▶ [Short task]:
Find and copy lines holding "Convert".

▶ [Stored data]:
[START]

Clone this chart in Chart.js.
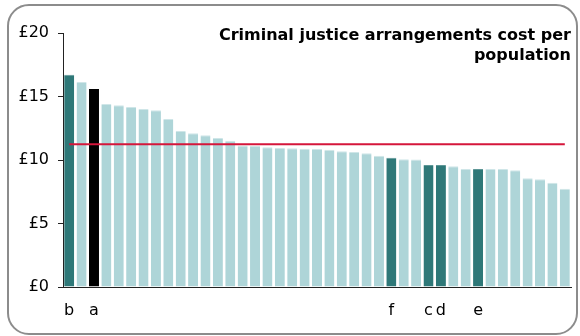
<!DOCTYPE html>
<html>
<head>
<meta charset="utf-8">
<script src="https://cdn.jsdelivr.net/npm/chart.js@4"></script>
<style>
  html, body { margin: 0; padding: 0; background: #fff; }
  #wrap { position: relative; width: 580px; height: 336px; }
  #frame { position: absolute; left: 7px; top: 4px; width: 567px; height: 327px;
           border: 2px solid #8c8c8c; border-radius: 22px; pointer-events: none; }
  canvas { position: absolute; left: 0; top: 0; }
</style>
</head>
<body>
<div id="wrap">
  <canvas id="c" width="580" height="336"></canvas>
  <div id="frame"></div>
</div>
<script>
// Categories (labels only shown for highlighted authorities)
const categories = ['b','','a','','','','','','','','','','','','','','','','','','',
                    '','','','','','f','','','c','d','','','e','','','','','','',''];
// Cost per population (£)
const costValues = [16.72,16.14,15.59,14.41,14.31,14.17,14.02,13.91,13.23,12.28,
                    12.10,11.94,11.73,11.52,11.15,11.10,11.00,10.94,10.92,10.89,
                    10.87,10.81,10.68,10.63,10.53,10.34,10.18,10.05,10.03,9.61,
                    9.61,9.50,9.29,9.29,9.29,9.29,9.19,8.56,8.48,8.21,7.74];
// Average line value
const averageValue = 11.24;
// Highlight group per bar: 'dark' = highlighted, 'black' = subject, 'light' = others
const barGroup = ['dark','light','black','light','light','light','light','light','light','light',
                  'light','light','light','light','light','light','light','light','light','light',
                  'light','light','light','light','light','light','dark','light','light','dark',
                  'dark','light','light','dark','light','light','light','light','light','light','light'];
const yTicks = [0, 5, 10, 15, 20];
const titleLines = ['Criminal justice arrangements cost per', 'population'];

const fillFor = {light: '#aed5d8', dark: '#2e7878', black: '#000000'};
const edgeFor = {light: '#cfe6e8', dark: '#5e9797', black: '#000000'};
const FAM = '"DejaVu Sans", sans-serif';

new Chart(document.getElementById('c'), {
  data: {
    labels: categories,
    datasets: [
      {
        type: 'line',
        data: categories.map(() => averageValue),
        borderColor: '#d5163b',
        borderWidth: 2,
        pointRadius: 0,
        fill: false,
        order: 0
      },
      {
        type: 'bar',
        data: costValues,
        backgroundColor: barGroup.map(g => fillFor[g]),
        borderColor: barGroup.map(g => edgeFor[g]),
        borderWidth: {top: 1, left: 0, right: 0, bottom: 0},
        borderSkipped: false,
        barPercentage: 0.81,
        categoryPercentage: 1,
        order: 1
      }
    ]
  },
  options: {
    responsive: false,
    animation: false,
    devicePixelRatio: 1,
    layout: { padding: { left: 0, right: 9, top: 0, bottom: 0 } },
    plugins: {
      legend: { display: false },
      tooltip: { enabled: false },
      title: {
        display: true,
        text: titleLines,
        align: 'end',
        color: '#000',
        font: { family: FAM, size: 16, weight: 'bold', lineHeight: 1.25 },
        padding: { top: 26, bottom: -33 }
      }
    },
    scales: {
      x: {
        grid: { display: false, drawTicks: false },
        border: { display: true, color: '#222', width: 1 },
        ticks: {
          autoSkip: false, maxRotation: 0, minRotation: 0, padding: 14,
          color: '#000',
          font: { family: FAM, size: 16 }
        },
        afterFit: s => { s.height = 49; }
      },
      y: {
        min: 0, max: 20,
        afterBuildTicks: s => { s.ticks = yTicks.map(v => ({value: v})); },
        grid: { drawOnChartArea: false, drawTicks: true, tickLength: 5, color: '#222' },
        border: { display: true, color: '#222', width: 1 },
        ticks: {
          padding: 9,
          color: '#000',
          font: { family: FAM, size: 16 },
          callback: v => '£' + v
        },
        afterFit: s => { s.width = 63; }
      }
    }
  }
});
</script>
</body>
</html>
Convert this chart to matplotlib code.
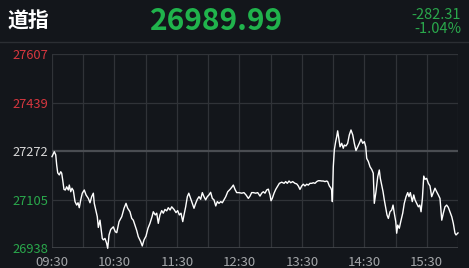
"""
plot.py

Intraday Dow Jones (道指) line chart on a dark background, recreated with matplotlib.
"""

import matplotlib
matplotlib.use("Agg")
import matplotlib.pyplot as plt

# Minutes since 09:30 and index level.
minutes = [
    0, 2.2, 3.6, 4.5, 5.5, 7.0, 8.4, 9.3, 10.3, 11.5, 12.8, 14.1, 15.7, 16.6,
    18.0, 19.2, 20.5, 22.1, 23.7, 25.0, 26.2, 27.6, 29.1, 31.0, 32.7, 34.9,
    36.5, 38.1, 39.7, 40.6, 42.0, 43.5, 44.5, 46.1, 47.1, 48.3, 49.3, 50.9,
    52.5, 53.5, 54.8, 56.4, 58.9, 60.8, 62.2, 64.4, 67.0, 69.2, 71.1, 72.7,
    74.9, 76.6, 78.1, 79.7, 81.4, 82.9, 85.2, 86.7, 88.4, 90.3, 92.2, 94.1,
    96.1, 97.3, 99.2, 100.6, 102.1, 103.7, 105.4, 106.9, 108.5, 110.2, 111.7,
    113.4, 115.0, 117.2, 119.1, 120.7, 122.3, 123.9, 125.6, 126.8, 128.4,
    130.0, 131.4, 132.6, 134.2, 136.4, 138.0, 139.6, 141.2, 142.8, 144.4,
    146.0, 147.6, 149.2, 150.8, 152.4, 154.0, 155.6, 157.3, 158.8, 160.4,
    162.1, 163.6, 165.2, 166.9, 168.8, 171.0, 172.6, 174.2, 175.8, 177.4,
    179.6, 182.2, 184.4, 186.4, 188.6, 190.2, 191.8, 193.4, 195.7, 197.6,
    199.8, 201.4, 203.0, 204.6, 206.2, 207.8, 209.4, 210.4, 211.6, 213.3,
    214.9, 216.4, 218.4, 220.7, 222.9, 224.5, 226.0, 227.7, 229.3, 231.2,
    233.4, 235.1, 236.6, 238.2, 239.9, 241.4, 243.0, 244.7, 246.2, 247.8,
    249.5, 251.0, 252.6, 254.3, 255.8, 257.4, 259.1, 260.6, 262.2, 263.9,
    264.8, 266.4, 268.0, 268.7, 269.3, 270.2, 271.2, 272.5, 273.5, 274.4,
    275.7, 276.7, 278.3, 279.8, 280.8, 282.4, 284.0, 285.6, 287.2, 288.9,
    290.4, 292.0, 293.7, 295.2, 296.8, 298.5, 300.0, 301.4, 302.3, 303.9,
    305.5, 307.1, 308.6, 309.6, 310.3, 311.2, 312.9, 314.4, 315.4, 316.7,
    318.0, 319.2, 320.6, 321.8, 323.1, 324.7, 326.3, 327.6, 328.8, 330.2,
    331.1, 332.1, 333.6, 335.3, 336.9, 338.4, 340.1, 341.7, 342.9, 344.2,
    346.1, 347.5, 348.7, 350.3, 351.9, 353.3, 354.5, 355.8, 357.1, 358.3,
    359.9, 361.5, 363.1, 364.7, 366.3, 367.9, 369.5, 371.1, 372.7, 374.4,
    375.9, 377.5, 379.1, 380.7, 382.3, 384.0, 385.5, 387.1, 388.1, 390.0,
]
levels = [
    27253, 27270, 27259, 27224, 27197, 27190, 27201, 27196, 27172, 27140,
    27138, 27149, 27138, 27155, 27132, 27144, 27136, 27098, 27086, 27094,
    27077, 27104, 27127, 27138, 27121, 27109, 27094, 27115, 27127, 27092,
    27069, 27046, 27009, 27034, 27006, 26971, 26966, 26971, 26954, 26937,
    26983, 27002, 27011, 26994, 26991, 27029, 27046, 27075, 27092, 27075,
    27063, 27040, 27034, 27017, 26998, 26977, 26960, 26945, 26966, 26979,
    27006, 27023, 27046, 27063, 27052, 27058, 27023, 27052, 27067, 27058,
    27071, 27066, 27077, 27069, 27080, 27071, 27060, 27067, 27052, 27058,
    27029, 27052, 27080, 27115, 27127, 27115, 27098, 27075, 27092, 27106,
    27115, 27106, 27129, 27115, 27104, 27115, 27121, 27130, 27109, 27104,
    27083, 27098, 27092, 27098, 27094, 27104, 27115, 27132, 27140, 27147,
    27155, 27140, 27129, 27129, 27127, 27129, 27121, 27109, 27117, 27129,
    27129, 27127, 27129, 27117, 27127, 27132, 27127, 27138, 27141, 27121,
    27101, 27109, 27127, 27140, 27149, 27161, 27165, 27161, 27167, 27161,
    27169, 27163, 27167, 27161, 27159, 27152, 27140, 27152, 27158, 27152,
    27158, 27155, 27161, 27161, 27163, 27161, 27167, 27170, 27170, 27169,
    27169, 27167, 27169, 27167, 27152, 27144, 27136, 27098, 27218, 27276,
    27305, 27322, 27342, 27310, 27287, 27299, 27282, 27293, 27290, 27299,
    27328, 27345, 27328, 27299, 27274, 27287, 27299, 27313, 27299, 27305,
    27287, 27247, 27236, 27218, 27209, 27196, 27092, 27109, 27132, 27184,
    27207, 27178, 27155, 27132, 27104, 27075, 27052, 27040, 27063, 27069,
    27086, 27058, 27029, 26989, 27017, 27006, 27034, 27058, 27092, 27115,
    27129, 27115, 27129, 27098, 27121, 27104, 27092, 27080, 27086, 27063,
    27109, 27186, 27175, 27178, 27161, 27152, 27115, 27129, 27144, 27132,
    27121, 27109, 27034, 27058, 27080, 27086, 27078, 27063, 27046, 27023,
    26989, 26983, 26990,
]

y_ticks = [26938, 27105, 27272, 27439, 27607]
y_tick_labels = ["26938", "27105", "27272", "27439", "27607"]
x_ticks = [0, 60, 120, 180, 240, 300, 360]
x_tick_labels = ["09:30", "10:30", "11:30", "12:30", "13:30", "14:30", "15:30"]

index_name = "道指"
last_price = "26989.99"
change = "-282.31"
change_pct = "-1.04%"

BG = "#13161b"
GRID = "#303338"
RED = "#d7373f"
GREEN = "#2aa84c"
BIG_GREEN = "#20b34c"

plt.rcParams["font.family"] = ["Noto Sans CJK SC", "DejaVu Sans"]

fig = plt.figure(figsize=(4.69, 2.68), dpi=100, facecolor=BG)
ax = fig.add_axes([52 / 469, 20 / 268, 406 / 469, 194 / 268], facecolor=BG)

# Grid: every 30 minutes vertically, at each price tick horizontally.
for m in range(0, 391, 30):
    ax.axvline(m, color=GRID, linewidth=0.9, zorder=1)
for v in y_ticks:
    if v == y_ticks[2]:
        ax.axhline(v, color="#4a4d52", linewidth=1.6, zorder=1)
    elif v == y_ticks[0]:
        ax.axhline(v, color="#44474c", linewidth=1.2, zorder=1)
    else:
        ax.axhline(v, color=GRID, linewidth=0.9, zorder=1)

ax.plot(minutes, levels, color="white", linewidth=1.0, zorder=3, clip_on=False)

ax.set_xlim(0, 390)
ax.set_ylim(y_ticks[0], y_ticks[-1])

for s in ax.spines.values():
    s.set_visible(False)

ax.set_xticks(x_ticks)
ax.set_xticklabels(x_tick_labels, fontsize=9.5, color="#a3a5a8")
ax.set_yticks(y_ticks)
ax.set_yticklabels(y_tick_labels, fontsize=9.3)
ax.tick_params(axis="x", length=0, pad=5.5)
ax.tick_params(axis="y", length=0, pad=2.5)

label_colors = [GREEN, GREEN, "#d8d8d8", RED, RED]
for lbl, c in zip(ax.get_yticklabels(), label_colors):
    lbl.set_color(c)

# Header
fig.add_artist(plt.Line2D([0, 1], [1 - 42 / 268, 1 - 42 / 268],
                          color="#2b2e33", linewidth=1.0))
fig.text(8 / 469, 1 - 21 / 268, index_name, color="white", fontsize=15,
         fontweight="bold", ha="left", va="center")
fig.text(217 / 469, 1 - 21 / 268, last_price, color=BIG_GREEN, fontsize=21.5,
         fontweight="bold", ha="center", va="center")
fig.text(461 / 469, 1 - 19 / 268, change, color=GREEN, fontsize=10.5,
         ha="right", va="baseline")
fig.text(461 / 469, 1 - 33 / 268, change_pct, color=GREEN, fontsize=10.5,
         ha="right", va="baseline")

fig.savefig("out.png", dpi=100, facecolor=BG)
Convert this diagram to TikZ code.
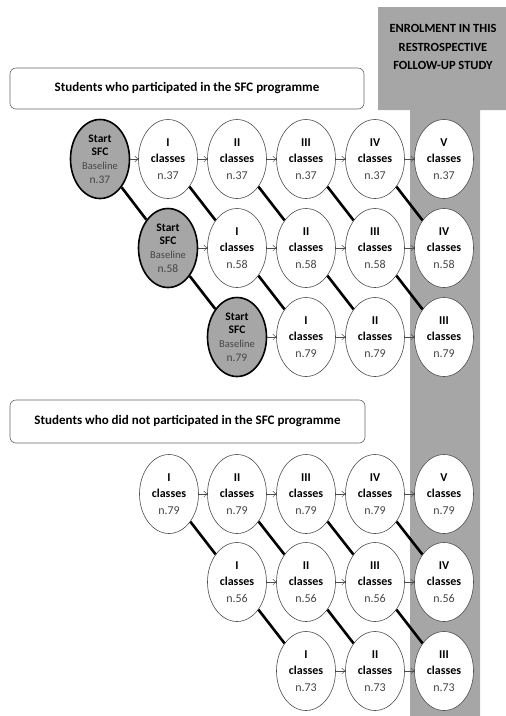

[END]

▶ [Finished task]:
Convert this chart to matplotlib code.
Convert this diagram to TikZ code.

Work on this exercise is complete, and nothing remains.